— begin The input —

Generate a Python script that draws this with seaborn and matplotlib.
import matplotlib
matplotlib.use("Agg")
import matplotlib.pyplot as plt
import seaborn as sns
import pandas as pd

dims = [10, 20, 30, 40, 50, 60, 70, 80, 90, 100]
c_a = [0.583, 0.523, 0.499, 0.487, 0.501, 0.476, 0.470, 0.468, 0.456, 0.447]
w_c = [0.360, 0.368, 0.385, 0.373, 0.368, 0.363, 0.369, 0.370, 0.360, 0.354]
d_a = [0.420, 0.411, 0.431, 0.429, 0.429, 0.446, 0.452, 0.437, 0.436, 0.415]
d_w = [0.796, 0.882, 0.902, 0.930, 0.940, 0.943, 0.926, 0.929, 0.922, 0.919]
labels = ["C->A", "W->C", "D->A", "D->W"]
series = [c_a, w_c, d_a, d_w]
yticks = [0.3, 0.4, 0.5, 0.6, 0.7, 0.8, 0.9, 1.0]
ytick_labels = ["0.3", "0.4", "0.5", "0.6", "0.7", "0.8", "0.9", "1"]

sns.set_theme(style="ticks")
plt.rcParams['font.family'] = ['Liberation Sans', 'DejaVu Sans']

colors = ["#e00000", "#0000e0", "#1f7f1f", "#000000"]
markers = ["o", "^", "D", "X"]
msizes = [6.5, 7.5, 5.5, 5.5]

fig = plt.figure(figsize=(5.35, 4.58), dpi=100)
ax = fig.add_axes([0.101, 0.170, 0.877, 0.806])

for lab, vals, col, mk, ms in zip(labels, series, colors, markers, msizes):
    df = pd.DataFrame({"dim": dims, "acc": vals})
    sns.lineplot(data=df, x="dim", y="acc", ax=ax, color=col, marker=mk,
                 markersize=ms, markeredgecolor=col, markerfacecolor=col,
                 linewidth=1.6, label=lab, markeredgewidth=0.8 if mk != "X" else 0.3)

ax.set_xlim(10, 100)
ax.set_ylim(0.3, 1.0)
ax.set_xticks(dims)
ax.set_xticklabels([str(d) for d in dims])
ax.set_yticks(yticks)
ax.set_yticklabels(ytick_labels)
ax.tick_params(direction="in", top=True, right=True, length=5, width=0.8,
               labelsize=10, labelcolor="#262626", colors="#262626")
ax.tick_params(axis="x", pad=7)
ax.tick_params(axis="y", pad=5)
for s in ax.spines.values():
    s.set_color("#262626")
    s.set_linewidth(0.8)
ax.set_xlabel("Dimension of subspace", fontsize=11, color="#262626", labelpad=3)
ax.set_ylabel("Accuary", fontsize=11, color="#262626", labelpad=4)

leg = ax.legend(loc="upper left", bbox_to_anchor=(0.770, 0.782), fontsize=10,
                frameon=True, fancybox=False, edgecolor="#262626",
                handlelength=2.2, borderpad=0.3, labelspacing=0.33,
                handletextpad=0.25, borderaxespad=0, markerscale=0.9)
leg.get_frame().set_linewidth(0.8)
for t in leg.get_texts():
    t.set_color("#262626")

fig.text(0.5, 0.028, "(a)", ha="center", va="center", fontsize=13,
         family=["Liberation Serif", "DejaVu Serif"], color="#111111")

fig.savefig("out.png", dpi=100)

— end The input —
— begin The input —

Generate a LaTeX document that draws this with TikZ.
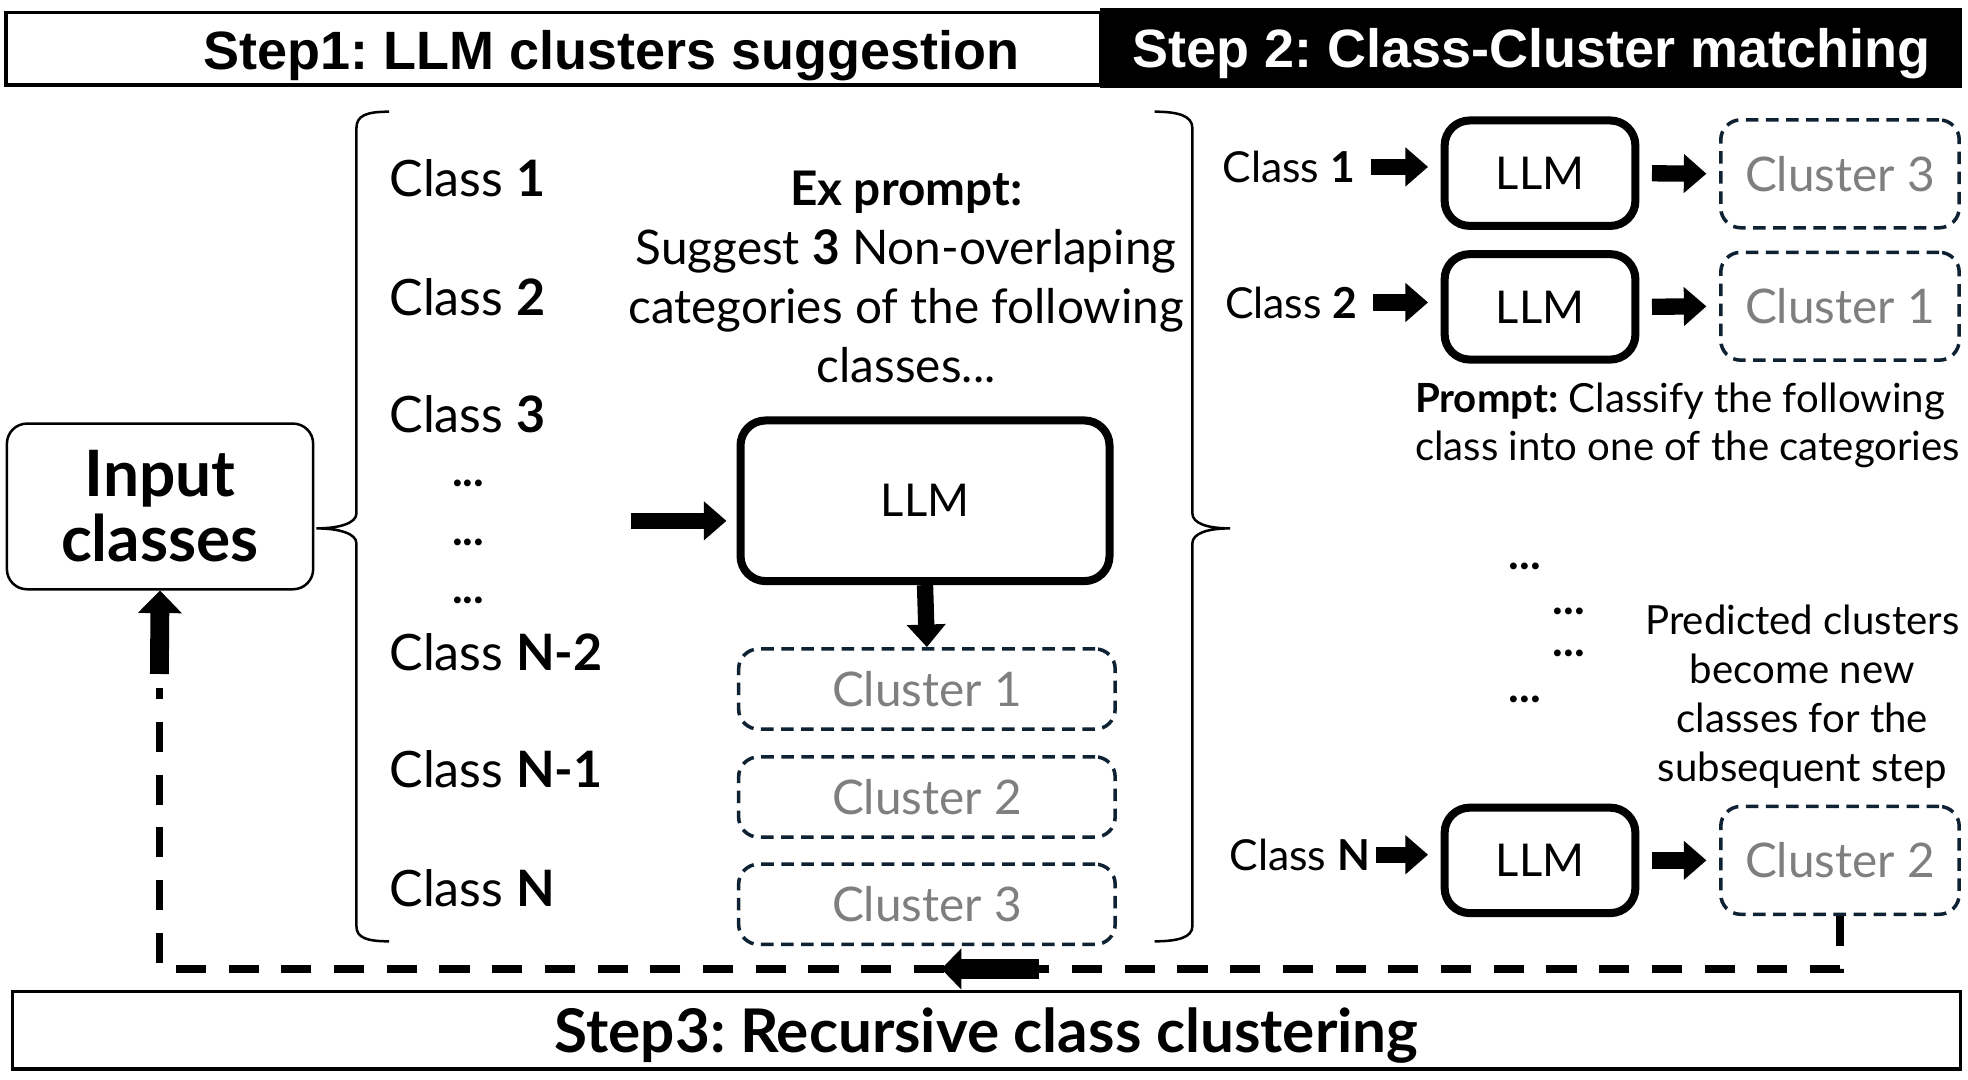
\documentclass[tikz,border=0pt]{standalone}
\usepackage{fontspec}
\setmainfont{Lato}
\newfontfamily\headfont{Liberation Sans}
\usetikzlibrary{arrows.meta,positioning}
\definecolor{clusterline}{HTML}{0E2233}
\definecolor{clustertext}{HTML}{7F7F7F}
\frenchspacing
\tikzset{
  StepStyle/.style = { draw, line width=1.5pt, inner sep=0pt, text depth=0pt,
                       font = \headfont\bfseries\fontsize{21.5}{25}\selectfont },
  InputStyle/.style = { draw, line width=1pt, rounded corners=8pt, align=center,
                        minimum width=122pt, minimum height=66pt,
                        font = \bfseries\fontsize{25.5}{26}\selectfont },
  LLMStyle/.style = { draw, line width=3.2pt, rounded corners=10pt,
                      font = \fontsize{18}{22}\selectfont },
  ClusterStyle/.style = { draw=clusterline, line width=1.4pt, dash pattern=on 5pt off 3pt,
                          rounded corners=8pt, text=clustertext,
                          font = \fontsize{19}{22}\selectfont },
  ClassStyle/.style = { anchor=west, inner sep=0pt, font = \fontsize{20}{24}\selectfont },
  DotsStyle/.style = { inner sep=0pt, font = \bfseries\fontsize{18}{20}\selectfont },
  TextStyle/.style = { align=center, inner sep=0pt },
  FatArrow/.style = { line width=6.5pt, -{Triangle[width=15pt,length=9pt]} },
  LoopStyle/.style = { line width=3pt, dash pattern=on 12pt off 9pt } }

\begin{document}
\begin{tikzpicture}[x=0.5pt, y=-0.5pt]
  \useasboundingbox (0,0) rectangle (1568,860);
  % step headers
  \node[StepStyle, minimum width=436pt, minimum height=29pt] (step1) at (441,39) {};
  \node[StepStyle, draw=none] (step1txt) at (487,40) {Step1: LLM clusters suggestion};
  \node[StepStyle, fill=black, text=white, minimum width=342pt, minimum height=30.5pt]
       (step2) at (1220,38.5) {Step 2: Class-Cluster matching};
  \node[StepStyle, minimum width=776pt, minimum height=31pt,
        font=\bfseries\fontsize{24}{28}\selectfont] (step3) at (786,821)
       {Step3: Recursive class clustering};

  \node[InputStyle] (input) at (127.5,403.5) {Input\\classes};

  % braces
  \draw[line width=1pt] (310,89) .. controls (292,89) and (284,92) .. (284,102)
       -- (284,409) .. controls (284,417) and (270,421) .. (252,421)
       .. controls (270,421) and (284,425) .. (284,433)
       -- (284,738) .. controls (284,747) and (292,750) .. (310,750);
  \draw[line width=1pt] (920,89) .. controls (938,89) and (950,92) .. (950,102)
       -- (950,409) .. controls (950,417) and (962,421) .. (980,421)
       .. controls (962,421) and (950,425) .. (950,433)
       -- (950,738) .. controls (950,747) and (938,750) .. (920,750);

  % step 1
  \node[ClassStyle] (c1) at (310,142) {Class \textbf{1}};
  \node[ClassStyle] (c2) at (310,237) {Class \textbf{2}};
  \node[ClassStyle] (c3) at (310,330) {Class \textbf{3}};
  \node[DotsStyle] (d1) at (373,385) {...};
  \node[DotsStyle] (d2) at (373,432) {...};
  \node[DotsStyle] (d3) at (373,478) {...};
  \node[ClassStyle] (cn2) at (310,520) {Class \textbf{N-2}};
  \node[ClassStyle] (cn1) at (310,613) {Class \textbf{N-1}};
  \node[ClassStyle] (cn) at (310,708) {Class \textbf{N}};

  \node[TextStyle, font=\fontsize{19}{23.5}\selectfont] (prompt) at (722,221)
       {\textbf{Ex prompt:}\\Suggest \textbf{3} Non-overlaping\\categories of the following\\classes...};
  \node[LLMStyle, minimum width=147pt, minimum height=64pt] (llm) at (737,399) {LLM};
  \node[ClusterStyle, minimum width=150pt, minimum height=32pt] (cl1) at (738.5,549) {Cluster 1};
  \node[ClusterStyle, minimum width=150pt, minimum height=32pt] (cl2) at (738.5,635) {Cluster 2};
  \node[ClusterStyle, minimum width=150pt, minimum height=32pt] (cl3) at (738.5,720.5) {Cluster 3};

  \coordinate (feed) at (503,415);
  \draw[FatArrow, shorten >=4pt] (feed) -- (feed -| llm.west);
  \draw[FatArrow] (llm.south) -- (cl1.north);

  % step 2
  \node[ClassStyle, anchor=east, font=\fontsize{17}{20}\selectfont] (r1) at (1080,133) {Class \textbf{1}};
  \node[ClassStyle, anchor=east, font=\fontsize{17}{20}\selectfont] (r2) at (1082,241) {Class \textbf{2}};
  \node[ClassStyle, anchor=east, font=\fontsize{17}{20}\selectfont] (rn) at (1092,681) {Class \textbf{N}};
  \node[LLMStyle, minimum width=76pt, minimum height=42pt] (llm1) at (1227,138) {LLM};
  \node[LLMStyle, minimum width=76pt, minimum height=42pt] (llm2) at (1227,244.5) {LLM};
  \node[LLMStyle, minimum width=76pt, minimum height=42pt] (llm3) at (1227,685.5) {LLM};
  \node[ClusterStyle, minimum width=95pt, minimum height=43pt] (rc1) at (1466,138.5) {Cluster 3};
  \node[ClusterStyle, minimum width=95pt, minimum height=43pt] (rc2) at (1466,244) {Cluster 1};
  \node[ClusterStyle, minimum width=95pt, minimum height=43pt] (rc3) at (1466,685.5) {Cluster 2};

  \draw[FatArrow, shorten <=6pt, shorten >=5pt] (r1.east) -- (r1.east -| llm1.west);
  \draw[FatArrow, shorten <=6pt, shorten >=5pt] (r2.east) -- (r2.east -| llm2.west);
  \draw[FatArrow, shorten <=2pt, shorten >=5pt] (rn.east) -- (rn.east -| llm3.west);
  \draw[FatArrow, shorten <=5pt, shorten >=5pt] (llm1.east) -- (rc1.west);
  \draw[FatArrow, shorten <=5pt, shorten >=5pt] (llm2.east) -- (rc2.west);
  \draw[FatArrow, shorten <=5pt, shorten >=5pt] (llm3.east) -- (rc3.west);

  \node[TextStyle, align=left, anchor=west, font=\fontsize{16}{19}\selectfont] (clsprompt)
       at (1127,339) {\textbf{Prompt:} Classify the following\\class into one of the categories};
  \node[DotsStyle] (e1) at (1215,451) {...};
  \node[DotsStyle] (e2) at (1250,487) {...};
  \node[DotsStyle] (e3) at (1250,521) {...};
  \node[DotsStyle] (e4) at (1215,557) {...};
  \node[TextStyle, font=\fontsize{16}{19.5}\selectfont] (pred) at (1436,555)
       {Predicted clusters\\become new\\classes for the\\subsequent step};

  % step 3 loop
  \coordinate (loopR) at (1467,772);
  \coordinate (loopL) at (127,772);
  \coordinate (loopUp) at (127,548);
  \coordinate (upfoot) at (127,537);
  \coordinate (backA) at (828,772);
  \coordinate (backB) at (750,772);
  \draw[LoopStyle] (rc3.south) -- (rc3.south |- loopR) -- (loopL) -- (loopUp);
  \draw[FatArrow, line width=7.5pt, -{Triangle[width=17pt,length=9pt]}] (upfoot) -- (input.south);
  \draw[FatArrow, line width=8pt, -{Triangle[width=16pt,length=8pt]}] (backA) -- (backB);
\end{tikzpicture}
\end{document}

— end The input —

Above are the records. Copy every line in them holding "this".

Generate a Python script that draws this with seaborn and matplotlib.
Generate a LaTeX document that draws this with TikZ.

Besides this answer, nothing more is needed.